Wind energy giants Siemens Gamesa and Orsted have partnered with Danish shipping company ESVAGT, to develop a drone-based solution for the delivery of spare parts and tools from a vessel directly to an offshore wind turbine.
With turbines often located many kilometres offshore, unplanned maintenance can be significantly hampered by the length of time taken to secure replacement parts and specialised tools.
Now Siemens Gamesa, Ørsted and ESVAGT want to solve this challenge by transporting tools and spare parts from ESVAGT’s SOV (Service Operation Vessels) to the technician at the offshore WTG by means of drones.
ESVAGT’s SOVs are located in the offshore wind farms and have a wide range of spare options on board. Further innovating the transportation of spare parts and tools from vessel to WTG is the next step.
That is why the three companies have engaged themselves in an innovation project bearing the working title Operative package deliveries by drones that will examine the potential in meeting offshore WTG technicians’ needs in an easier way.

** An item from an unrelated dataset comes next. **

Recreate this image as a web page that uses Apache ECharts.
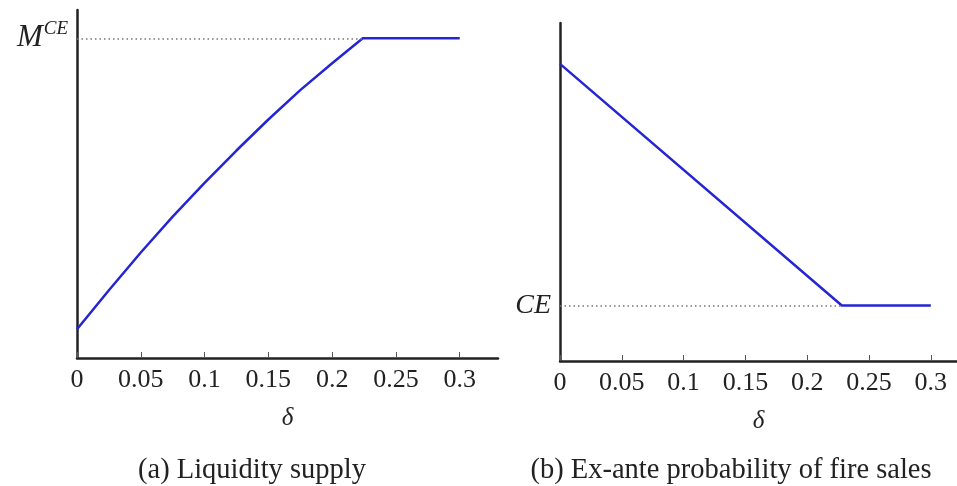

“A technician is wasting time if critical tools or critical spare parts aren’t available to him”, says Flemming Hjorth, head of New Services Business Development at ESVAGT.
“When we transfer a WTG technician from vessel to WTG, he brings both spare parts and tools with him. But it often happens that the technician needs additional equipment, tools or spare parts while inside the WTG. Today, such a scenario requires the vessel to return to the WTG or that we send a transfer boat over to the WTG with the necessary gear, which the technician then has to get down and get. This process can be optimised,” said Hjorth.
“Most often, it is the small spare parts that make a difference: smaller electrical components or a specific tool. Delivering these with a drone could potentially spare us a tremendous amount of time and contribute to making the operation of the offshore wind farm even more efficient,” concluded Hjorth.
The project Operative package deliveries by drones is sponsored by the European Regional Development Fund and runs until June 2020.
It is not the first time ESVAGT has undertaken a drone project. A year ago, the shipping company formed the joint venture EWPL Ocean, which inspects offshore WTG blades via drones that are operated and piloted from ESVAGT’s vessels.